American baseball player and World War II flying ace (1920–2000)

James Murrell "Jake" Jones (November 23, 1920 – December 13, 2000) was an American professional baseball first baseman in Major League Baseball who played between and for the Chicago White Sox (1941–42, 1946–47) and Boston Red Sox (1947–48). Listed at 6'3", 197 lb., Jones batted and threw right-handed. He was born in Epps, Louisiana.

==Career==
Jones was a highly decorated World War II veteran. He played 10 games in the American League for Chicago, in part of two seasons, before enlisting in the United States Navy right after the attack on Pearl Harbor. He joined the service on June 30, 1942, becoming an aviator. In November 1943, he was assigned as a fighter pilot on the USS Yorktown (CV-10), flying Grumman F6F Hellcat.
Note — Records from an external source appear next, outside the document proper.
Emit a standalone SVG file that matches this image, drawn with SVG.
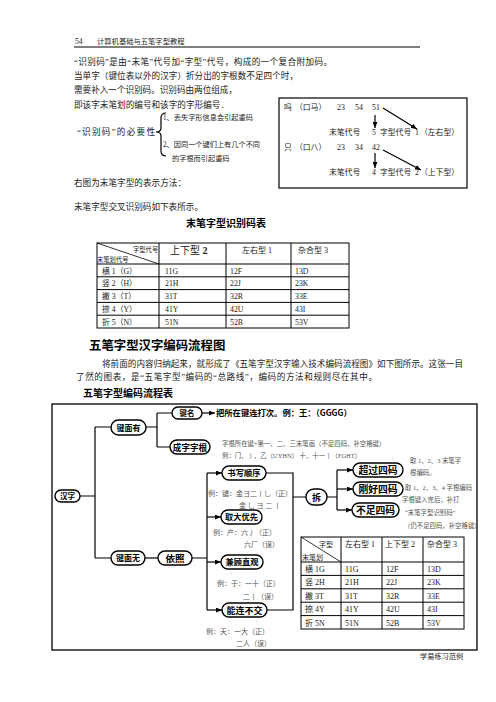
<svg xmlns="http://www.w3.org/2000/svg" width="496" height="702" viewBox="0 0 496 702">
<defs>
<marker id="ah" viewBox="0 0 10 8" refX="10" refY="4" markerWidth="6" markerHeight="5" orient="auto" markerUnits="userSpaceOnUse"><path d="M0,0 L10,4 L0,8 z" fill="#000"/></marker>
<style>
.t{font-family:"Liberation Serif","Noto Sans CJK SC",serif;fill:#222}
.b{font-size:8.6px}
.h{font-family:"Noto Sans CJK SC",sans-serif;font-weight:bold;fill:#000}
.s{font-size:7px;fill:#555}
.xs{font-size:6.4px;fill:#555}
.c{font-size:8px}
.node rect{fill:#fff;stroke:#000;stroke-width:1.4}
.nt{font-family:"Noto Sans CJK SC",sans-serif;font-weight:bold;text-anchor:middle;fill:#000}
.ln{stroke:#000;stroke-width:1.2;fill:none}
.tb{stroke:#000;stroke-width:1;fill:none}
</style>
</defs>
<rect width="496" height="702" fill="#fff"/>

<!-- header -->
<text class="t" x="75" y="44" font-size="7.5">54</text>
<text class="t" x="97" y="44" font-size="7.3">计算机基础与五笔字型教程</text>
<line x1="74" y1="47" x2="420" y2="47" stroke="#000" stroke-width="1"/>

<!-- paragraph -->
<text class="t b" x="74" y="65" textLength="258" lengthAdjust="spacing">“识别码”是由“末笔”代号加“字型”代号，构成的一个复合附加码。</text>
<text class="t b" x="74" y="79" textLength="224" lengthAdjust="spacing">当单字（键位表以外的汉字）折分出的字根数不足四个时，</text>
<text class="t b" x="74" y="93" textLength="163" lengthAdjust="spacing">需要补入一个识别码。识别码由两位组成，</text>
<text class="t b" x="74" y="108" textLength="155" lengthAdjust="spacing">即该字末笔划的编号和该字的字形编号．</text>
<text class="t b" x="77" y="135" textLength="78" lengthAdjust="spacing">“识别码”的必要性</text>
<path class="ln" d="M166,113 Q161,113 161,118 L161,128 Q161,132 156,132 Q161,132 161,136 L161,151 Q161,156 166,156" stroke-width="1"/>
<text class="t" x="163" y="119.5" font-size="7.2">1、丢失字形信息会引起重码</text>
<text class="t" x="163" y="146.5" font-size="7.2">2、因同一个键们上有几个不同</text>
<text class="t" x="172" y="160.5" font-size="7.2">的字根而引起重码</text>
<text class="t b" x="74" y="186" textLength="112" lengthAdjust="spacing">右图为末笔字型的表示方法：</text>
<text class="t b" x="74" y="210" textLength="129" lengthAdjust="spacing">末笔字型交叉识别码如下表所示。</text>

<!-- example box -->
<g id="example-box">
<rect x="279" y="98" width="188" height="90" fill="#fff" stroke="#000" stroke-width="1.2"/>
<g class="t" font-size="7.8">
<text x="284" y="110">吗</text><text x="295" y="110">（口马）</text>
<text x="337" y="110">23</text><text x="355" y="110">54</text><text x="372" y="110">51</text>
<text x="329" y="135">末笔代号</text><text x="372" y="135">5</text><text x="380" y="135">字型代号</text><text x="415" y="135">1</text><text x="420" y="135">（左右型）</text>
<text x="284" y="150">只</text><text x="295" y="150">（口八）</text>
<text x="337" y="150">23</text><text x="355" y="150">34</text><text x="372" y="150">42</text>
<text x="329" y="175">末笔代号</text><text x="372" y="175">4</text><text x="380" y="175">字型代号</text><text x="415" y="175">2</text><text x="420" y="175">（上下型）</text>
</g>
<g class="ln" marker-end="url(#ah)">
<line x1="375" y1="115" x2="375" y2="128"/>
<line x1="383" y1="108" x2="417" y2="129"/>
<line x1="375" y1="153" x2="375" y2="168"/>
<line x1="383" y1="150" x2="421" y2="170"/>
</g>
</g>

<!-- table 1 -->
<text class="h" x="186" y="227" font-size="10">末笔字型识别码表</text>
<g id="table1">
<g class="tb" stroke-width="1.1">
<rect x="97" y="243" width="252" height="85"/>
<line x1="97" y1="264" x2="349" y2="264"/>
<line x1="97" y1="276.8" x2="349" y2="276.8"/>
<line x1="97" y1="289.6" x2="349" y2="289.6"/>
<line x1="97" y1="302.4" x2="349" y2="302.4"/>
<line x1="97" y1="315.2" x2="349" y2="315.2"/>
<line x1="159" y1="243" x2="159" y2="328"/>
<line x1="226" y1="243" x2="226" y2="328"/>
<line x1="291" y1="243" x2="291" y2="328"/>
<line x1="97" y1="243" x2="159" y2="264" stroke-width="0.8"/>
</g>
<g class="t">
<text x="133" y="252" font-size="6.3">字型代号</text>
<text x="97" y="262" font-size="6.3">末笔划代号</text>
<text x="170" y="254" font-size="10">上下型 <tspan font-weight="bold">2</tspan></text>
<text x="242" y="253" font-size="8">左右型 1</text>
<text x="298" y="253" font-size="8">杂合型 3</text>
<g font-size="7.8">
<text x="102" y="273.5">横 1（G）</text><text x="165" y="273.5">11G</text><text x="230" y="273.5">12F</text><text x="295" y="273.5">13D</text>
<text x="102" y="286.3">竖 2（H）</text><text x="165" y="286.3">21H</text><text x="230" y="286.3">22J</text><text x="295" y="286.3">23K</text>
<text x="102" y="299.1">撇 3（T）</text><text x="165" y="299.1">31T</text><text x="230" y="299.1">32R</text><text x="295" y="299.1">33E</text>
<text x="102" y="311.9">捺 4（Y）</text><text x="165" y="311.9">41Y</text><text x="230" y="311.9">42U</text><text x="295" y="311.9">43I</text>
<text x="102" y="324.7">折 5（N）</text><text x="165" y="324.7">51N</text><text x="230" y="324.7">52B</text><text x="295" y="324.7">53V</text>
</g>
</g>
</g>

<!-- section 2 -->
<text class="h" x="89" y="350" font-size="12.4">五笔字型汉字编码流程图</text>
<text class="t b" x="102" y="367" textLength="361" lengthAdjust="spacing">将前面的内容归纳起来，就形成了《五笔字型汉字输入技术编码流程图》如下图所示。这张一目</text>
<text class="t b" x="76" y="380" textLength="301" lengthAdjust="spacing">了然的图表，是“五笔字型”编码的“总路线”，编码的方法和规则尽在其中。</text>
<text class="h" x="83" y="397" font-size="10">五笔字型编码流程表</text>

<!-- flowchart frame -->
<rect x="52" y="404" width="425" height="246" fill="none" stroke="#000" stroke-width="1.3"/>

<!-- connectors -->
<g id="connectors" class="ln">
<path d="M80,496 H95 M95,427 V558 M95,427 H111 M95,558 H111"/>
<path d="M146,427 H157 M157,413 V447 M157,413 H172 M157,447 H171"/>
<path d="M202,413 H215" marker-end="url(#ah)"/>
<path d="M145,558 H158"/>
<path d="M192,558 H207 M207,473 V610"/>
<path d="M207,473 H222" marker-end="url(#ah)"/>
<path d="M207,517 H221" marker-end="url(#ah)"/>
<path d="M207,562 H221" marker-end="url(#ah)"/>
<path d="M207,610 H222" marker-end="url(#ah)"/>
<path d="M266,473 H293 V610 H267 M293,497 H306"/>
<path d="M327,497 H337 M337,470 V510"/>
<path d="M337,470 H353" marker-end="url(#ah)"/>
<path d="M337,489 H353" marker-end="url(#ah)"/>
<path d="M337,510 H352" marker-end="url(#ah)"/>
</g>

<!-- nodes -->
<g id="n-hanzi" class="node"><rect x="55" y="490" width="25" height="12" rx="6"/><text class="nt" x="67.5" y="499" font-size="7.5">汉字</text></g>
<g id="n-jianmianyou" class="node"><rect x="111" y="420" width="35" height="15" rx="7.5"/><text class="nt" x="128.5" y="430.5" font-size="8">键面有</text></g>
<g id="n-jianmianwu" class="node"><rect x="111" y="551" width="34" height="14" rx="7"/><text class="nt" x="128" y="561" font-size="8">键面无</text></g>
<g id="n-yizhao" class="node"><rect x="158" y="551" width="34" height="14" rx="7"/><text class="nt" x="175" y="561.5" font-size="9.5">依照</text></g>
<g id="n-jianming" class="node"><rect x="172" y="407" width="30" height="12" rx="6"/><text class="nt" x="187" y="416" font-size="7.5">键名</text></g>
<g id="n-chengzi" class="node"><rect x="170" y="440" width="40" height="14" rx="7"/><text class="nt" x="190" y="450.8" font-size="8.6">成字字根</text></g>
<g id="n-shuxie" class="node"><rect x="222" y="466" width="44" height="14" rx="7"/><text class="nt" x="244" y="476" font-size="8.2">书写顺序</text></g>
<g id="n-quda" class="node"><rect x="221" y="510" width="41" height="14" rx="7"/><text class="nt" x="241.5" y="520" font-size="8.2">取大优先</text></g>
<g id="n-jiangu" class="node"><rect x="221" y="555" width="42" height="14" rx="7"/><text class="nt" x="242" y="565" font-size="8.2">兼顾直观</text></g>
<g id="n-nenglian" class="node"><rect x="222" y="603" width="45" height="14" rx="7"/><text class="nt" x="244.5" y="613.5" font-size="9">能连不交</text></g>
<g id="n-chai" class="node"><rect x="306" y="489" width="21" height="16" rx="8"/><text class="nt" x="316.5" y="500.5" font-size="9">拆</text></g>
<g id="n-chaoguo" class="node"><rect x="353" y="463" width="50" height="14" rx="7"/><text class="nt" x="378" y="474" font-size="9.8">超过四码</text></g>
<g id="n-ganghao" class="node"><rect x="353" y="482" width="50" height="14" rx="7"/><text class="nt" x="378" y="493" font-size="9.8">刚好四码</text></g>
<g id="n-buzu" class="node"><rect x="352" y="503" width="47" height="14" rx="7"/><text class="nt" x="375.5" y="514" font-size="9.8">不足四码</text></g>

<!-- flowchart texts -->
<text class="h" x="216" y="416" font-size="8.3">把所在键连打次。例：王：（GGGG）</text>
<text class="t xs" x="222" y="445.5">字根所在键+第一、二、三末笔画（不足四码，补空格键）</text>
<text class="t xs" x="222" y="457.5">例：门、丨、乙（UYHN） 十、十一丨（FGHT）</text>
<g class="t s">
<text x="208" y="495.5">例：键：金ヨ二丨乚（正）</text>
<text x="239" y="507.5">金 乚 ヨ 二 丨</text>
<text x="213" y="534.5">例：产：六丿（正）</text>
<text x="244" y="546.5">六厂（误）</text>
<text x="217" y="585.5">例：于：一十（正）</text>
<text x="243" y="598.5">二丨（误）</text>
<text x="206" y="633.5">例：天：一大（正）</text>
<text x="236" y="645.5">二人（误）</text>
</g>
<g class="t xs">
<text x="410" y="463">取 1、2、3 末笔字</text>
<text x="410" y="475">根编码。</text>
<text x="405" y="490">取 1、2、3、4 字根编码</text>
<text x="402" y="502">字根键入完后，补打</text>
<text x="405" y="515">“末笔字型识别码”</text>
<text x="404" y="528">（仍不足四码，补空格键）</text>
</g>

<!-- table 2 -->
<g id="table2">
<g class="tb" stroke-width="1.1">
<rect x="301" y="537" width="163" height="92"/>
<line x1="301" y1="562" x2="464" y2="562"/>
<line x1="301" y1="575.4" x2="464" y2="575.4"/>
<line x1="301" y1="588.8" x2="464" y2="588.8"/>
<line x1="301" y1="602.2" x2="464" y2="602.2"/>
<line x1="301" y1="615.6" x2="464" y2="615.6"/>
<line x1="341" y1="537" x2="341" y2="629"/>
<line x1="382" y1="537" x2="382" y2="629"/>
<line x1="423" y1="537" x2="423" y2="629"/>
<line x1="301" y1="537" x2="341" y2="562" stroke-width="0.8"/>
</g>
<g class="t c">
<text x="319" y="547" font-size="7">字型</text>
<text x="302" y="560" font-size="7">末笔划</text>
<text x="345" y="547">左右型 1</text>
<text x="385" y="547">上下型 2</text>
<text x="427" y="547">杂合型 3</text>
<text x="305" y="572">横 1G</text><text x="345" y="572">11G</text><text x="386" y="572">12F</text><text x="427" y="572">13D</text>
<text x="305" y="585.4">竖 2H</text><text x="345" y="585.4">21H</text><text x="386" y="585.4">22J</text><text x="427" y="585.4">23K</text>
<text x="305" y="598.8">撇 3T</text><text x="345" y="598.8">31T</text><text x="386" y="598.8">32R</text><text x="427" y="598.8">33E</text>
<text x="305" y="612.2">捺 4Y</text><text x="345" y="612.2">41Y</text><text x="386" y="612.2">42U</text><text x="427" y="612.2">43I</text>
<text x="305" y="625.6">折 5N</text><text x="345" y="625.6">51N</text><text x="386" y="625.6">52B</text><text x="427" y="625.6">53V</text>
</g>
</g>

<text class="t" x="420" y="659" font-size="7.2" fill="#666">学易练习范例</text>
</svg>
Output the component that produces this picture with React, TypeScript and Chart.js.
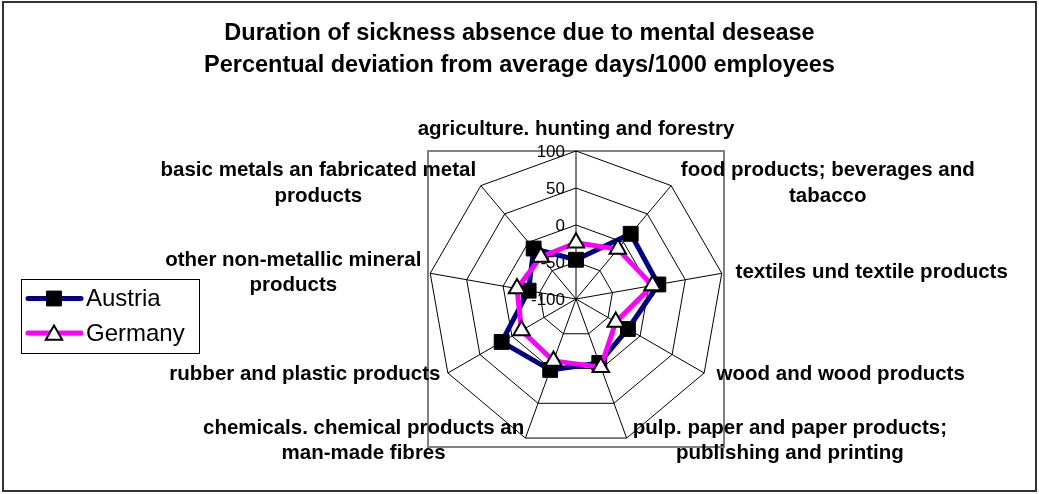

Between November and December 1944, Jones destroyed two Japanese A6M Zero fighters and damaged another. On February 1, 1945, he shot down another three Zeroes while serving on a mission at northeast of Tokyo, to give him five confirmed victories. A day later, he destroyed other Zero and a Nakajima Ki-43. Then, on February 25 he received a half-share of a probable Ki-43.

Jones was awarded the Silver Star, two Distinguished Flying Crosses and four Air Medals.

Following his service discharge, Jones returned to play for Chicago in 1946. During the 1947 midseason he was dealt to the Boston Red Sox in exchange for Rudy York, batting a combined .237 with 19 home runs and 96 RBI that season. He hit .200 in 36 games for Boston in 1948, his last major league season, and finished his baseball career in 1949, dividing his playing time between the Texas League and American Association.

Jones died in his hometown of Epps, Louisiana at age 80.